Is there anything else in your life that gets you to a higher level of consciousness like music does?
Sleep deprivation maybe… lots of that [laughs]. I don't know. I guess if you're asking if I subscribe to any spiritual disciplines -- not particularly. I find that music is all of that. It does the work that yoga or meditation does, because it is a form of both of those things. In a way, having that in my life is a blessing because it gives me access to those things.
What about the discipline behind that? I imagine a lot of that access comes through discipline and the lifelong study of improvisation. I've talked with a lot of musicians that use improvisation synonymously with life -- it's a continuous search where you're always finding new meaning, and at the end of the day a lot of times you have more questions than answers. Where do you feel like you're at with it?
There's a constant cycle of knowing and not knowing. You reach a level of mastery, or not mastery, but competence. No… some word between mastery and competence… [laughs] Maybe expertise? You get to a point where you feel like you have something to offer, something you've worked on, it's part of you and you can present it in context. Often as you go through the work of presenting it, you start to bump up against the limitations of what you prepared. And then you start to put those limitations and those frontiers of what you can do under the microscope. And you try to see what that is -- what is the limit and why is there such a limit? Can I push past it? Is it my own hang up? Or is it some hard, physical impossibility? So, there are those kinds of questions.
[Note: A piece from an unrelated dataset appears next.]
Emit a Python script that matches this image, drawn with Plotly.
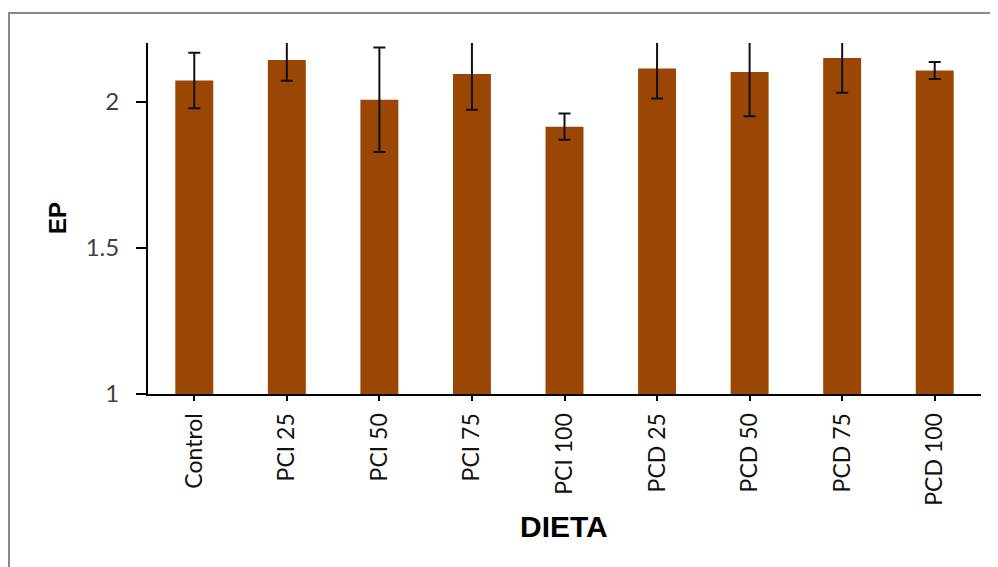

But then there's also the desire to make it new. If you have a certain repertoire that you're working with and you get a bunch of gigs and you play them night after night, you think, "well, this is supposed to be improvised music, but some part of me is not improvising because I already know what's going to happen." [laughs] And it depends on your disposition because some people like the security of knowing, OK, this is the head, here's the solo, back to the head, we end, people applaud, we play the next tune, here's the set list. And I actually like to keep with extending the same material, to see if we can push it farther every night or re-contextualize so it feels like a discovery again. Because that's the sound I'm after -- the sound of discovery. As much as I can, I build that into the process. That's the biggest reward.
Are you finding that's happening more frequently?
Well, I prioritize it. For example, when we tour with the trio, I make a point to not plan a set list until we're onstage. We have quite a repertoire, so it's not like we're just going out on a limb exactly, but I do try to work with the energy of the moment and sculpt the concert as much as I can. Working with some better possibilities and mixing them in real time, like DJ-ing with possibilities [laughs]. That keeps it alive for me. I also keep introducing new material that's going to challenge us in new ways.